In my life I've gone from strict obedience (as a child) to flaunting the rules (as a grown woman). This seems amusing to write yet this has had a big impact in my life. It's an interesting process to go from strictly adhering to other's rules to going with my gut and ignoring the possible displeasure, laughter or anger of people by flaunting some of the rules. Many of these 'being obedient' rules were dished out by the Catholic church in which I was raised. As a child I was very devoted and pious. Sadly that devotion was all based on fear. An example is when I diligently prayed to god as a six year old, urgently requesting that my sister (who was suffering from an allergic reaction to grapes) would recover. The doctor came to our house which was an incredibly big deal! I remember being frightened and in tears. I was so scared and worried that I took my small savings and walked to the shops and bought her a ceramic angel. Happily she did recover rather quickly and that started me on the road believing that it was necessary for me to be in earnest prayer for any untoward eventuality.
Then at 17 I went away to college. It was a Catholic institution, which pleased my parents, assuming I would stay with the teachings of the church. I later found out my father didn't particularly care. He was not religious and was uninterested in my church attendance. Happily, neither was the college interested in whether I was a practicing Catholic. This was my start at being disobedient. I quit the church as it just didn't feel relevant to me. First question I had to myself: what's with the men being revered (Popes, altar boys, priests who drove Cadillacs, etc.) and the women shunned (especially nuns and mothers) as second class citizens? I'm still looking for answers to that one.
In college I was an insecure student. I was so sure that the college had made a big mistake in admitting me. Because of that belief I was incredibly diligent in my studies. Fear and anxiety ruled me at that point in my life. I was the timid student who closeted myself away in the basement of the library to study. I was so sure I'd do poorly on my exams. Untrue! I was delighted to find out after mid-terms that I was actually a very good student. This eased my mind. Temporarily.
One of the reasons I was a competent psychotherapist was because I worked hard to deescalate my own anxiety. This enabled me to help others to cope with the ups and downs of their lives. Losing a daughter who was stillborn helped me to work with grieving clients. I could then discern who was suffering from grief and the ones who were severally depressed with prolonged grieving and needed medication with the help of a psychiatrist.

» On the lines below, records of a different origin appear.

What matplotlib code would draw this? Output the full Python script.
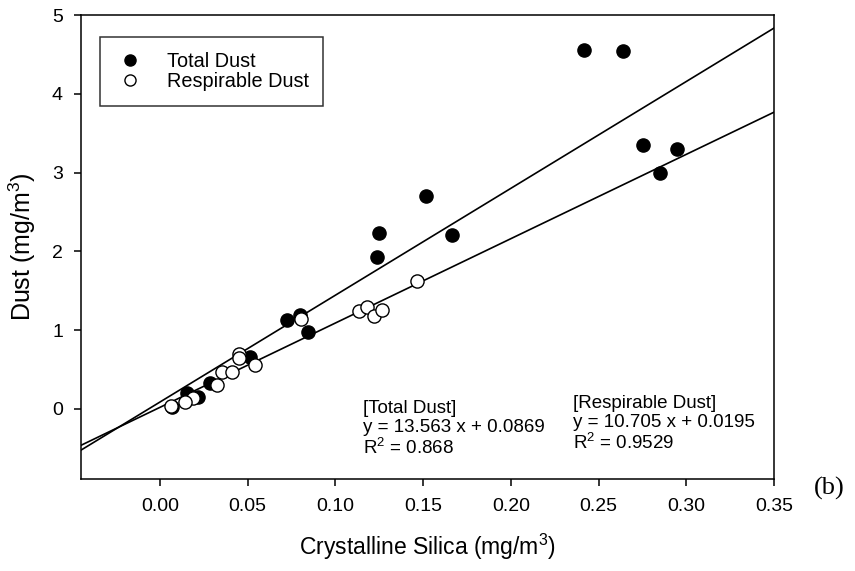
import matplotlib
matplotlib.use("Agg")
import matplotlib.pyplot as plt
import numpy as np
from matplotlib.lines import Line2D

plt.rcParams['font.family'] = ['Liberation Sans', 'DejaVu Sans']
plt.rcParams['mathtext.fontset'] = 'custom'
plt.rcParams['mathtext.rm'] = 'Liberation Sans'
plt.rcParams['mathtext.default'] = 'regular'

# Data
total_x = [0.2417, 0.2640, 0.2754, 0.2947, 0.2850, 0.1517, 0.1249, 0.1237, 0.1665,
           0.0724, 0.0798, 0.0844, 0.0513, 0.0285, 0.0154, 0.0217, 0.0070]
total_y = [4.556, 4.543, 3.35, 3.30, 2.995, 2.70, 2.235, 1.93, 2.21,
           1.13, 1.19, 0.977, 0.66, 0.33, 0.20, 0.15, 0.02]
resp_x = [0.1465, 0.1135, 0.1180, 0.1220, 0.1266, 0.0804, 0.0450, 0.0450, 0.0541,
          0.0353, 0.0410, 0.0325, 0.0188, 0.0142, 0.0063]
resp_y = [1.62, 1.24, 1.29, 1.18, 1.25, 1.14, 0.70, 0.64, 0.56,
          0.47, 0.47, 0.30, 0.14, 0.09, 0.04]
total_fit = (13.563, 0.0869)
resp_fit = (10.705, 0.0195)
xlim = (-0.045, 0.35)
ylim = (-0.89, 5.0)
xticks = [0.00, 0.05, 0.10, 0.15, 0.20, 0.25, 0.30, 0.35]
yticks = [0, 1, 2, 3, 4, 5]

fig = plt.figure(figsize=(8.55, 5.71), dpi=100)
ax = fig.add_axes([81/855, 1-479/571, (774-81)/855, (479-15)/571])

xs = np.array(xlim)
ax.plot(xs, total_fit[0]*xs + total_fit[1], color='black', lw=1.2, zorder=2)
ax.plot(xs, resp_fit[0]*xs + resp_fit[1], color='black', lw=1.2, zorder=2)

ax.scatter(total_x, total_y, s=90, c='black', edgecolors='black', linewidths=1.0, zorder=3)
ax.scatter(resp_x, resp_y, s=90, c='white', edgecolors='black', linewidths=1.0, zorder=4)

ax.set_xlim(xlim)
ax.set_ylim(ylim)
ax.set_xticks(xticks)
ax.set_xticklabels([f"{v:.2f}" for v in xticks])
ax.set_yticks(yticks)
ax.tick_params(direction='out', length=5, width=1.1, labelsize=14)
ax.tick_params(axis='x', pad=9)
ax.tick_params(axis='y', pad=8)
for sp in ax.spines.values():
    sp.set_linewidth(1.1)

ax.set_xlabel(r'Crystalline Silica (mg/m$^{3}$)', fontsize=16.5, labelpad=12)
ax.set_ylabel(r'Dust (mg/m$^{3}$)', fontsize=18, labelpad=10)

# Legend
handles = [Line2D([], [], marker='o', ls='none', mfc='black', mec='black', ms=8),
           Line2D([], [], marker='o', ls='none', mfc='white', mec='black', ms=8)]
leg = ax.legend(handles, ['Total Dust', 'Respirable Dust'], loc='upper left',
                bbox_to_anchor=((100-81)/693, (479-37)/464), fontsize=14.3,
                frameon=True, fancybox=False, edgecolor='black', borderpad=0.75,
                handletextpad=1.1, labelspacing=0.05, borderaxespad=0, handlelength=1.5)
leg.get_frame().set_linewidth(1.1)

ax.text(0.1157, -0.254, '[Total Dust]\ny = 13.563 x + 0.0869\nR$^{2}$ = 0.868',
        fontsize=13.5, va='center', ha='left', linespacing=1.12)
ax.text(0.2355, -0.19, '[Respirable Dust]\ny = 10.705 x + 0.0195\nR$^{2}$ = 0.9529',
        fontsize=13.5, va='center', ha='left', linespacing=1.12)

fig.text(814/855, 1-488/571, '(b)', fontsize=19, family=['Liberation Serif'],
         va='center', ha='left')

fig.savefig('out.png', dpi=100)
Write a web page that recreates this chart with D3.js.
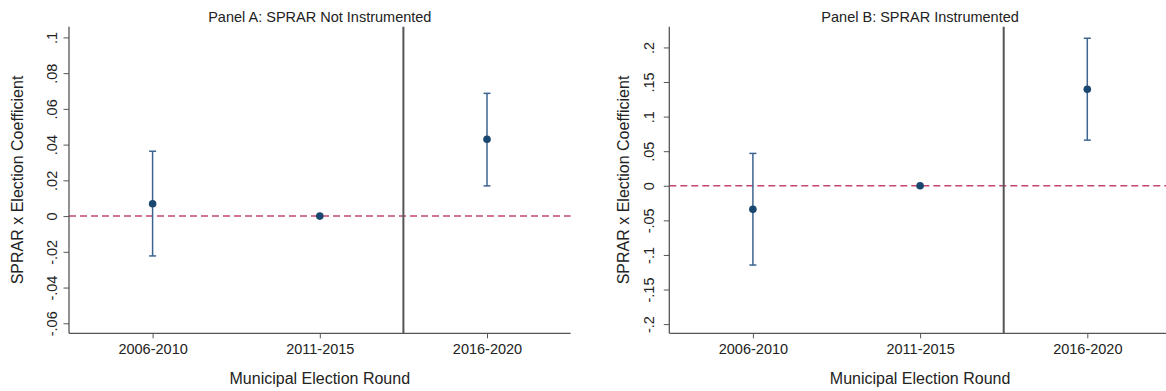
<!DOCTYPE html>
<html>
<head>
<meta charset="utf-8">
<script src="https://cdn.jsdelivr.net/npm/d3@7"></script>
<style>
  html, body { margin: 0; padding: 0; background: #fff; }
  svg { display: block; font-family: "Liberation Sans", Arial, sans-serif; }
</style>
</head>
<body>
<svg id="chart" width="1166" height="391"></svg>
<script>
// Election rounds on the x axis
const rounds = ["2006-2010", "2011-2015", "2016-2020"];

// Panel A: SPRAR not instrumented — coefficients and 95% CI bounds
const coefA = [0.0069, 0, 0.043];
const lowA  = [-0.0223, null, 0.0169];
const highA = [0.0363, null, 0.0687];
const tickValuesA = [-0.06, -0.04, -0.02, 0, 0.02, 0.04, 0.06, 0.08, 0.1];
const tickLabelsA = ["-.06", "-.04", "-.02", "0", ".02", ".04", ".06", ".08", ".1"];

// Panel B: SPRAR instrumented — coefficients and 95% CI bounds
const coefB = [-0.0341, 0, 0.1395];
const lowB  = [-0.1146, null, 0.066];
const highB = [0.0468, null, 0.2133];
const tickValuesB = [-0.2, -0.15, -0.1, -0.05, 0, 0.05, 0.1, 0.15, 0.2];
const tickLabelsB = ["-.2", "-.15", "-.1", "-.05", "0", ".05", ".1", ".15", ".2"];

const titles = ["Panel A: SPRAR Not Instrumented", "Panel B: SPRAR Instrumented"];
const yTitle = "SPRAR x Election Coefficient";
const xTitle = "Municipal Election Round";

const svg = d3.select("#chart");

const AXIS = "#555555";
const POINT = "#1a476f";
const CI = "#3d6590";
const REF = "#c5476d";

function panel(cfg) {
  const g = svg.append("g");
  const top = 26.7, bottom = 333.3;

  const x = d3.scaleLinear().domain([0.5, 3.5]).range([cfg.left, cfg.left + 3 * 167.2]);
  const y = d3.scaleLinear().domain(cfg.yDomain).range([bottom, top]);

  // zero reference line
  g.append("line")
    .attr("x1", x(0.5)).attr("x2", x(3.5))
    .attr("y1", y(0)).attr("y2", y(0))
    .attr("stroke", REF).attr("stroke-width", 1.5)
    .attr("stroke-dasharray", "7,4");

  // policy cut-off line between rounds 2 and 3
  g.append("line")
    .attr("x1", x(2.5)).attr("x2", x(2.5))
    .attr("y1", top).attr("y2", bottom)
    .attr("stroke", AXIS).attr("stroke-width", 2);

  // y axis
  const yAxis = d3.axisLeft(y)
    .tickValues(cfg.tickValues)
    .tickFormat((d, i) => cfg.tickLabels[i])
    .tickSize(5.5)
    .tickPadding(0);
  const ya = g.append("g").attr("transform", `translate(${cfg.left},0)`).call(yAxis);
  ya.select(".domain").attr("d", `M0,${top}V${bottom}`).attr("stroke", AXIS).attr("stroke-width", 1.3);
  ya.selectAll(".tick line").attr("stroke", AXIS).attr("stroke-width", 1);
  ya.selectAll(".tick text")
    .attr("x", null).attr("dy", null)
    .attr("transform", `translate(${-cfg.labelGap},0) rotate(-90)`)
    .attr("text-anchor", "middle")
    .attr("fill", "#222")
    .style("font-size", "14.5px")
    .style("font-family", "'Liberation Sans', Arial, sans-serif");

  // x axis
  const xAxis = d3.axisBottom(x)
    .tickValues([1, 2, 3])
    .tickFormat((d) => rounds[d - 1])
    .tickSize(5)
    .tickPadding(5);
  const xa = g.append("g").attr("transform", `translate(0,${bottom})`).call(xAxis);
  xa.select(".domain").attr("d", `M${cfg.left},0H${x(3.5)}`).attr("stroke", AXIS).attr("stroke-width", 1.3);
  xa.selectAll(".tick line").attr("stroke", AXIS).attr("stroke-width", 1);
  xa.selectAll(".tick text")
    .attr("dy", null).attr("y", 21.2)
    .attr("fill", "#222")
    .style("font-size", "14.5px")
    .style("font-family", "'Liberation Sans', Arial, sans-serif");

  // confidence intervals
  const idx = [0, 1, 2].filter(i => cfg.low[i] !== null);
  const ci = g.append("g").attr("stroke", CI).attr("stroke-width", 1.5).attr("fill", "none");
  idx.forEach(i => {
    const cx = x(i + 1);
    ci.append("line").attr("x1", cx).attr("x2", cx).attr("y1", y(cfg.low[i])).attr("y2", y(cfg.high[i]));
    ci.append("line").attr("x1", cx - 3.5).attr("x2", cx + 3.5).attr("y1", y(cfg.low[i])).attr("y2", y(cfg.low[i]));
    ci.append("line").attr("x1", cx - 3.5).attr("x2", cx + 3.5).attr("y1", y(cfg.high[i])).attr("y2", y(cfg.high[i]));
  });

  // point estimates
  g.selectAll("circle.pt").data(cfg.coef).enter().append("circle")
    .attr("class", "pt")
    .attr("cx", (d, i) => x(i + 1))
    .attr("cy", d => y(d))
    .attr("r", 3.8)
    .attr("fill", POINT);

  // titles
  const cxMid = (cfg.left + x(3.5)) / 2;
  g.append("text")
    .attr("x", cxMid).attr("y", 21.5)
    .attr("text-anchor", "middle")
    .attr("fill", "#222")
    .style("font-size", "14.5px")
    .text(cfg.title);

  g.append("text")
    .attr("x", cxMid).attr("y", 383.5)
    .attr("text-anchor", "middle")
    .attr("fill", "#222")
    .style("font-size", "16px")
    .text(xTitle);

  g.append("text")
    .attr("transform", `translate(${cfg.yTitleX},${(top + bottom) / 2}) rotate(-90)`)
    .attr("text-anchor", "middle")
    .attr("fill", "#222")
    .style("font-size", "16px")
    .text(yTitle);
}

panel({
  left: 69, yDomain: [-0.0656, 0.106],
  tickValues: tickValuesA, tickLabels: tickLabelsA,
  coef: coefA, low: lowA, high: highA,
  title: titles[0], labelGap: 12.3, yTitleX: 23
});

panel({
  left: 669.3, yDomain: [-0.2133, 0.23],
  tickValues: tickValuesB, tickLabels: tickLabelsB,
  coef: coefB, low: lowB, high: highB,
  title: titles[1], labelGap: 15, yTitleX: 629
});
</script>
</body>
</html>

The rules for my profession when I started out as a psychotherapist were very sexist. The revered therapists were 90% males with the occasional females professional thrown in. I sought these women out and that help me enormously in my work. It's my observation that years later the 'mostly male' therapists changed when the money for therapists became considerably less than if you went to work for a corporation. Men fled the field in droves. I believe this is true for many other fields. Another observation, when we moved to our small town, the University sponsored Marine Biological Laboratory was mostly staffed by men and the students were mostly male. Then I believe, the pay remained stagnant. Guess what, the labs are now predominantly female with the rare male student. One of the reasons we don't have lots of men in, for example, teaching has to do with the insufficient pay. Often the males teachers make more money. Ironically I just read a fact lending credence to that statement. The female faculty at the very liberal University of Colorado will receive back pay of $4.5 million in a settlement. Females being paid less and treated as less valuable than their male colleagues is sadly not a surprise. The female faculty gathered together, they were disobedient and filed a gender equality lawsuit and won. Good for them! You can only imagine the disparity in pay for women in most universities and many other businesses.
My conclusion is obedience only makes sense if it's a very important rule like 'rules of the road.' These rules are life saving and reasonable. It's important not to speed and to stop for traffic lights for yourself and others. Another rule, now that I think about it, is it makes sense to be obedient to newborns to help them thrive. Crying is sometimes the only way a baby has to get attention. This is true for sometimes for the mother as well.
|
that garment is too young for her |
Flaunting the rules can be a hobby and fun. Honestly are there such things as sensible fashion rules? As a young teen reading fashion magazines I thought there were. It's fun to be disobedient and to be against what we are told we must wear, how we must look and act. Eccentricity is reasonable more times than not. Being eccentric is actually fun. If you're overwhelmed by rules, like all the people in ultra religious churches, ugh. Rebel.